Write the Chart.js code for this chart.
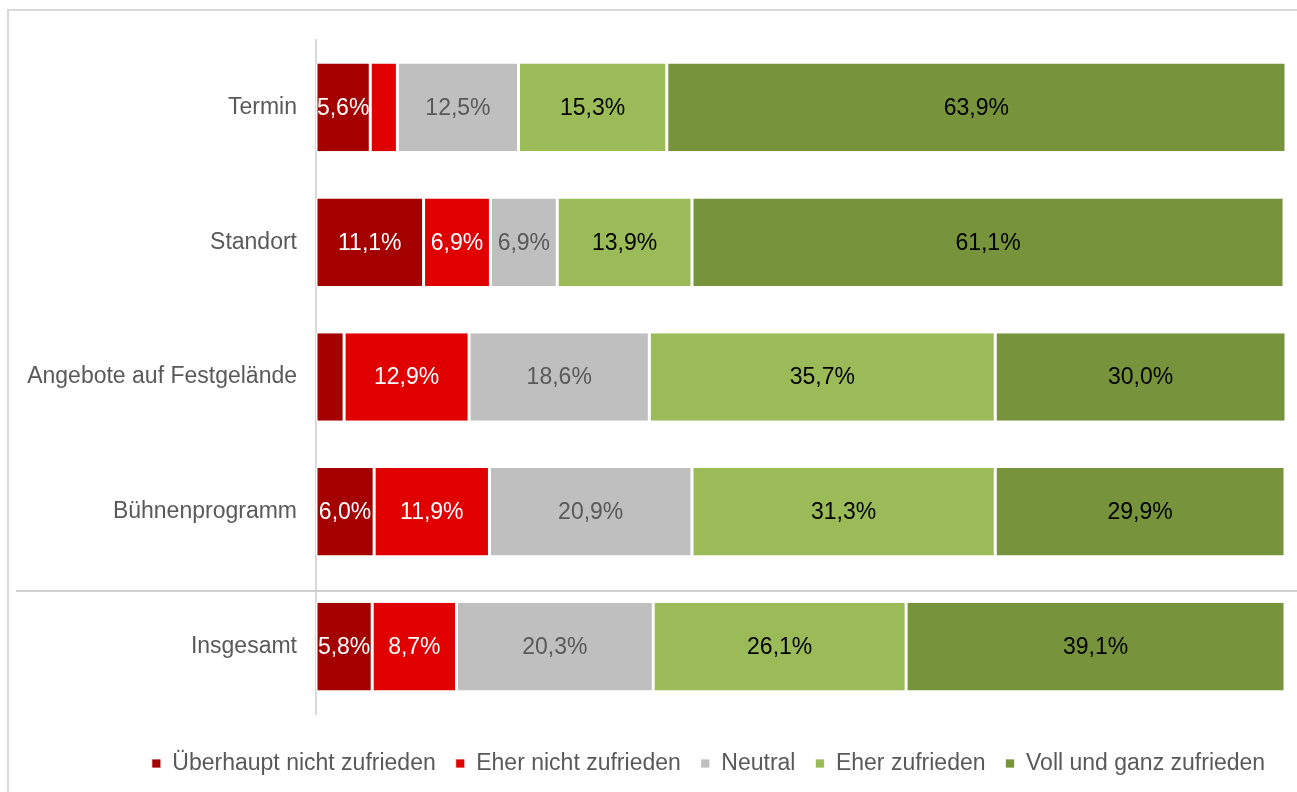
::::
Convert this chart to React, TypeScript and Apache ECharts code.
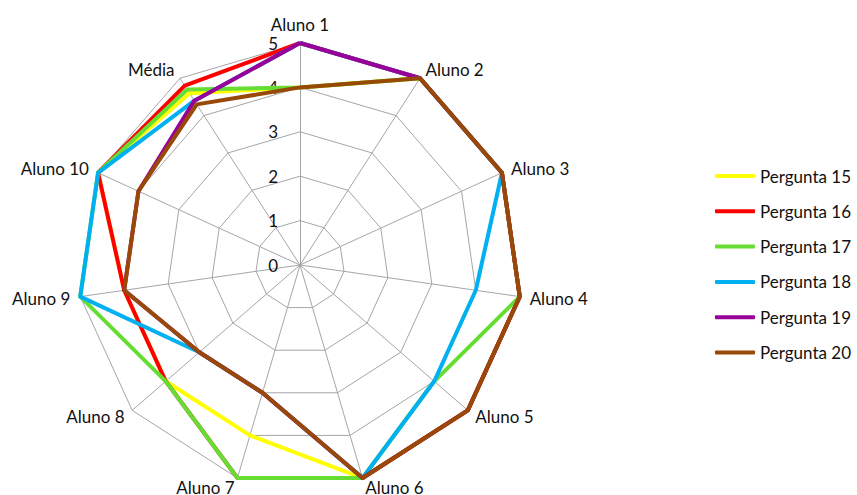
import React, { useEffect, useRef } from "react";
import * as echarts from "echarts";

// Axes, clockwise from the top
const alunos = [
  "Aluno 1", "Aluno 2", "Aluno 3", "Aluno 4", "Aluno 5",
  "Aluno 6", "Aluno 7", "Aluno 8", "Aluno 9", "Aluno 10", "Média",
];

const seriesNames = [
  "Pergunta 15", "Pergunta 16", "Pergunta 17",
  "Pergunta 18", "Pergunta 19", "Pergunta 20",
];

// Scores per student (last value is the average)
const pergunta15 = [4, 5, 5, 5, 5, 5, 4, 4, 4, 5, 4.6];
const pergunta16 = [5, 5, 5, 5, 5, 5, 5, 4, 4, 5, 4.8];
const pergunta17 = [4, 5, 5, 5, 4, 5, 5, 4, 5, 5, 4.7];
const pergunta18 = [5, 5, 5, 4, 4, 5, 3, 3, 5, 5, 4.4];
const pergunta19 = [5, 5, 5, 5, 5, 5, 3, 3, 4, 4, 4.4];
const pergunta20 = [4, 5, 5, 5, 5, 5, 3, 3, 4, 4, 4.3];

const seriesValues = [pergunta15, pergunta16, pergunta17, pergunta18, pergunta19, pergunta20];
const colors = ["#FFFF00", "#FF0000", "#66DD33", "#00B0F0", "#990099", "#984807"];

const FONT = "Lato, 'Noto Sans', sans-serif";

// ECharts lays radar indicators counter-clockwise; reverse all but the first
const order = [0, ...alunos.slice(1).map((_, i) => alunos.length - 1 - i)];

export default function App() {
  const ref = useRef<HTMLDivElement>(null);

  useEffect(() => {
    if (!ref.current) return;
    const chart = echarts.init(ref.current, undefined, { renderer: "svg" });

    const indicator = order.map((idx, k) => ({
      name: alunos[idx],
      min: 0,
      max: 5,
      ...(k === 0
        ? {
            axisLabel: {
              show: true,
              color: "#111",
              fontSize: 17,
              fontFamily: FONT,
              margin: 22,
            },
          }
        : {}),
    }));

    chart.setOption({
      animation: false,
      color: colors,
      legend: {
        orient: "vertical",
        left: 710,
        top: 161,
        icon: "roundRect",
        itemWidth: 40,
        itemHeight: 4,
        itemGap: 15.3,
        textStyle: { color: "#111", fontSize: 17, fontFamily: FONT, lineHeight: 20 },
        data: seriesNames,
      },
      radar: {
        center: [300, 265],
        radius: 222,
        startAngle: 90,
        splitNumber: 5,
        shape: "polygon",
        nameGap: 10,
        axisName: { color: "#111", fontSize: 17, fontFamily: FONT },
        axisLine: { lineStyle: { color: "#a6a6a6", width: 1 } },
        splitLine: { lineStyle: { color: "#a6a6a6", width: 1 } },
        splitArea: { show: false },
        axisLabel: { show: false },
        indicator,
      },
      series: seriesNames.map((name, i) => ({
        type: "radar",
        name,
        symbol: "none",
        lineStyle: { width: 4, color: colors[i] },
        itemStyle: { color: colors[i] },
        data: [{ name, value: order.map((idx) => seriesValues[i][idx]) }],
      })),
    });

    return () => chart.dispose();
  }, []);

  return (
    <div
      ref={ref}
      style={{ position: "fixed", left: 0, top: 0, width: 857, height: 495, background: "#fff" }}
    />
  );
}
::::
** What this task involves **
Above are some records. Reproduce the lines from the one with "Convert this chart" down to the one with "3, 4, 4, 4.3];", keeping both, and leave every picture out.

** Exercise output **
Convert this chart to React, TypeScript and Apache ECharts code.
import React, { useEffect, useRef } from "react";
import * as echarts from "echarts";

// Axes, clockwise from the top
const alunos = [
  "Aluno 1", "Aluno 2", "Aluno 3", "Aluno 4", "Aluno 5",
  "Aluno 6", "Aluno 7", "Aluno 8", "Aluno 9", "Aluno 10", "Média",
];

const seriesNames = [
  "Pergunta 15", "Pergunta 16", "Pergunta 17",
  "Pergunta 18", "Pergunta 19", "Pergunta 20",
];

// Scores per student (last value is the average)
const pergunta15 = [4, 5, 5, 5, 5, 5, 4, 4, 4, 5, 4.6];
const pergunta16 = [5, 5, 5, 5, 5, 5, 5, 4, 4, 5, 4.8];
const pergunta17 = [4, 5, 5, 5, 4, 5, 5, 4, 5, 5, 4.7];
const pergunta18 = [5, 5, 5, 4, 4, 5, 3, 3, 5, 5, 4.4];
const pergunta19 = [5, 5, 5, 5, 5, 5, 3, 3, 4, 4, 4.4];
const pergunta20 = [4, 5, 5, 5, 5, 5, 3, 3, 4, 4, 4.3];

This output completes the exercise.